▸ **What you will do**: Could you write out the records below exactly as they appear, leaving out any pictures?

— Begin Records for this task —

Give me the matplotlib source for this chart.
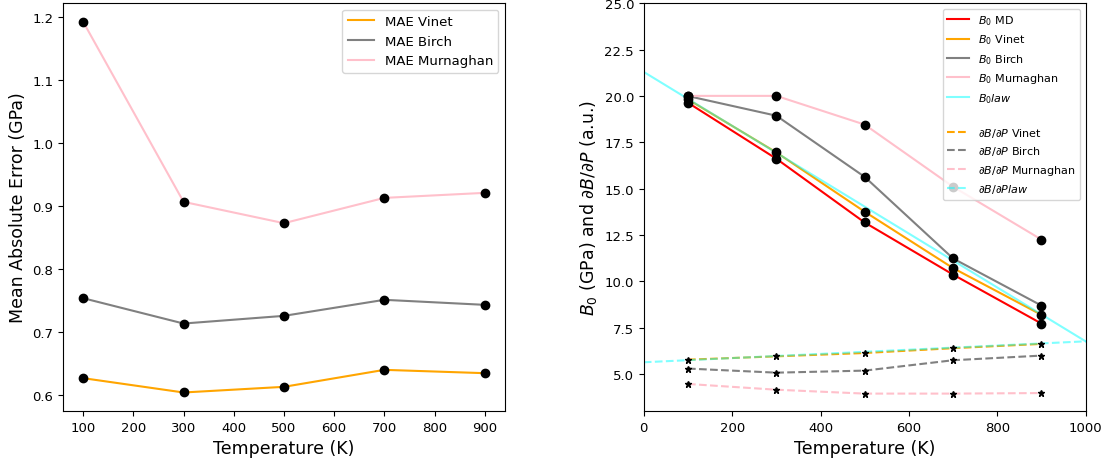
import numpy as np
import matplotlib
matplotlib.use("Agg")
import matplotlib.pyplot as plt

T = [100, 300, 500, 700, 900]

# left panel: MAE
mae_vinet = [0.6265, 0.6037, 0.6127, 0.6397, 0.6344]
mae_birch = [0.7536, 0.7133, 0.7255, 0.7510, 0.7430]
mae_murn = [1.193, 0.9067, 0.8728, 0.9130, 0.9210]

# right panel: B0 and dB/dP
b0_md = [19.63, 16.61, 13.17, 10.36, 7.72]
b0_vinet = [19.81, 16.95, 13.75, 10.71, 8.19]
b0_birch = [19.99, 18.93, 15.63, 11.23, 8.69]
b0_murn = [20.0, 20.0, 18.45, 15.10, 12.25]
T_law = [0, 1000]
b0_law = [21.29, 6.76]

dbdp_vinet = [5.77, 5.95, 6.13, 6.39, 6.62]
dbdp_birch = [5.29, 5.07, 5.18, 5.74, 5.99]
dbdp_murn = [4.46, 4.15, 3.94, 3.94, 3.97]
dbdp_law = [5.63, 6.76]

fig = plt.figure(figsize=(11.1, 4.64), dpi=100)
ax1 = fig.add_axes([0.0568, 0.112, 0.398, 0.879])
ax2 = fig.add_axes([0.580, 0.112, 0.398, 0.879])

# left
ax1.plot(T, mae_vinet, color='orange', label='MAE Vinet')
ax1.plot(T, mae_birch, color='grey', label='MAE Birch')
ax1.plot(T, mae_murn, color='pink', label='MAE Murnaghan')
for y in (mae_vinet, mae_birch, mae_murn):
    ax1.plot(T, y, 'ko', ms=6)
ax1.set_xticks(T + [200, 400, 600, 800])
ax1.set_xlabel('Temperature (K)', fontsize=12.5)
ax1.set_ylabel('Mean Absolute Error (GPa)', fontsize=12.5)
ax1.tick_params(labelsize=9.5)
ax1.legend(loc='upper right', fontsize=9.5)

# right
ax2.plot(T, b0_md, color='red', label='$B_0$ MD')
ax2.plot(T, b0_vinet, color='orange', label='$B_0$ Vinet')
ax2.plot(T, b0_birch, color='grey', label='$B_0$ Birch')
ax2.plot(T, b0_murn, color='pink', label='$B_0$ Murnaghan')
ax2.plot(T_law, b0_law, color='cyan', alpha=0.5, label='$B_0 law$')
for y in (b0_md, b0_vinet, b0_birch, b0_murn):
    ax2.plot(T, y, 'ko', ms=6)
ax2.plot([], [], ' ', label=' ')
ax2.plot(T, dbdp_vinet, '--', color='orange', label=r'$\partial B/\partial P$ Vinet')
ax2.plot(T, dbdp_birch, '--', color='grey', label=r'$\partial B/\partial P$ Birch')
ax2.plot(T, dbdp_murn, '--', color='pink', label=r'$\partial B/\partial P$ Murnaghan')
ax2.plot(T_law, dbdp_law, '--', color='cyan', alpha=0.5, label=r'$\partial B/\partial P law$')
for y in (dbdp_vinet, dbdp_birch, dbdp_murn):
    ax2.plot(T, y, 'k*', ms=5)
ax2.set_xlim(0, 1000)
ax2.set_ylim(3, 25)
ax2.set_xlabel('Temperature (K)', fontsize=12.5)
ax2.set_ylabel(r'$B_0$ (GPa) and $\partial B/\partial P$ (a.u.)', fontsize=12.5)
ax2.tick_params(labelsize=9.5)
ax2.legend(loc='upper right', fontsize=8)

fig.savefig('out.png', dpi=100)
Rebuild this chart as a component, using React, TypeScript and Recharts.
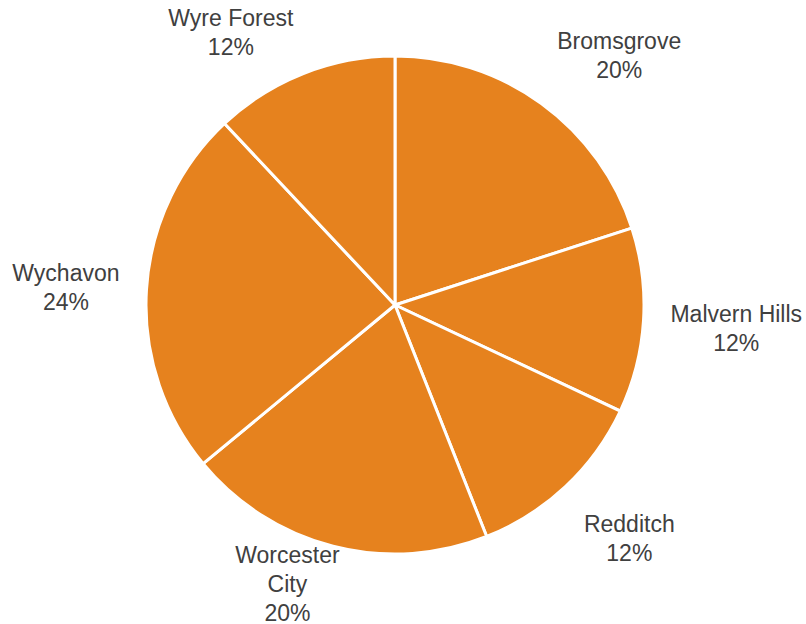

— End Records for this task —

▸ **Answer to the problem**:
Give me the matplotlib source for this chart.
import numpy as np
import matplotlib
matplotlib.use("Agg")
import matplotlib.pyplot as plt

T = [100, 300, 500, 700, 900]

# left panel: MAE
mae_vinet = [0.6265, 0.6037, 0.6127, 0.6397, 0.6344]
mae_birch = [0.7536, 0.7133, 0.7255, 0.7510, 0.7430]
mae_murn = [1.193, 0.9067, 0.8728, 0.9130, 0.9210]

# right panel: B0 and dB/dP
b0_md = [19.63, 16.61, 13.17, 10.36, 7.72]
b0_vinet = [19.81, 16.95, 13.75, 10.71, 8.19]
b0_birch = [19.99, 18.93, 15.63, 11.23, 8.69]
b0_murn = [20.0, 20.0, 18.45, 15.10, 12.25]
T_law = [0, 1000]
b0_law = [21.29, 6.76]

dbdp_vinet = [5.77, 5.95, 6.13, 6.39, 6.62]
dbdp_birch = [5.29, 5.07, 5.18, 5.74, 5.99]
dbdp_murn = [4.46, 4.15, 3.94, 3.94, 3.97]
dbdp_law = [5.63, 6.76]

fig = plt.figure(figsize=(11.1, 4.64), dpi=100)
ax1 = fig.add_axes([0.0568, 0.112, 0.398, 0.879])
ax2 = fig.add_axes([0.580, 0.112, 0.398, 0.879])

# left
ax1.plot(T, mae_vinet, color='orange', label='MAE Vinet')
ax1.plot(T, mae_birch, color='grey', label='MAE Birch')
ax1.plot(T, mae_murn, color='pink', label='MAE Murnaghan')
for y in (mae_vinet, mae_birch, mae_murn):
    ax1.plot(T, y, 'ko', ms=6)
ax1.set_xticks(T + [200, 400, 600, 800])
ax1.set_xlabel('Temperature (K)', fontsize=12.5)
ax1.set_ylabel('Mean Absolute Error (GPa)', fontsize=12.5)
ax1.tick_params(labelsize=9.5)
ax1.legend(loc='upper right', fontsize=9.5)

# right
ax2.plot(T, b0_md, color='red', label='$B_0$ MD')
ax2.plot(T, b0_vinet, color='orange', label='$B_0$ Vinet')
ax2.plot(T, b0_birch, color='grey', label='$B_0$ Birch')
ax2.plot(T, b0_murn, color='pink', label='$B_0$ Murnaghan')
ax2.plot(T_law, b0_law, color='cyan', alpha=0.5, label='$B_0 law$')
for y in (b0_md, b0_vinet, b0_birch, b0_murn):
    ax2.plot(T, y, 'ko', ms=6)
ax2.plot([], [], ' ', label=' ')
ax2.plot(T, dbdp_vinet, '--', color='orange', label=r'$\partial B/\partial P$ Vinet')
ax2.plot(T, dbdp_birch, '--', color='grey', label=r'$\partial B/\partial P$ Birch')
ax2.plot(T, dbdp_murn, '--', color='pink', label=r'$\partial B/\partial P$ Murnaghan')
ax2.plot(T_law, dbdp_law, '--', color='cyan', alpha=0.5, label=r'$\partial B/\partial P law$')
for y in (dbdp_vinet, dbdp_birch, dbdp_murn):
    ax2.plot(T, y, 'k*', ms=5)
ax2.set_xlim(0, 1000)
ax2.set_ylim(3, 25)
ax2.set_xlabel('Temperature (K)', fontsize=12.5)
ax2.set_ylabel(r'$B_0$ (GPa) and $\partial B/\partial P$ (a.u.)', fontsize=12.5)
ax2.tick_params(labelsize=9.5)
ax2.legend(loc='upper right', fontsize=8)

fig.savefig('out.png', dpi=100)
Rebuild this chart as a component, using React, TypeScript and Recharts.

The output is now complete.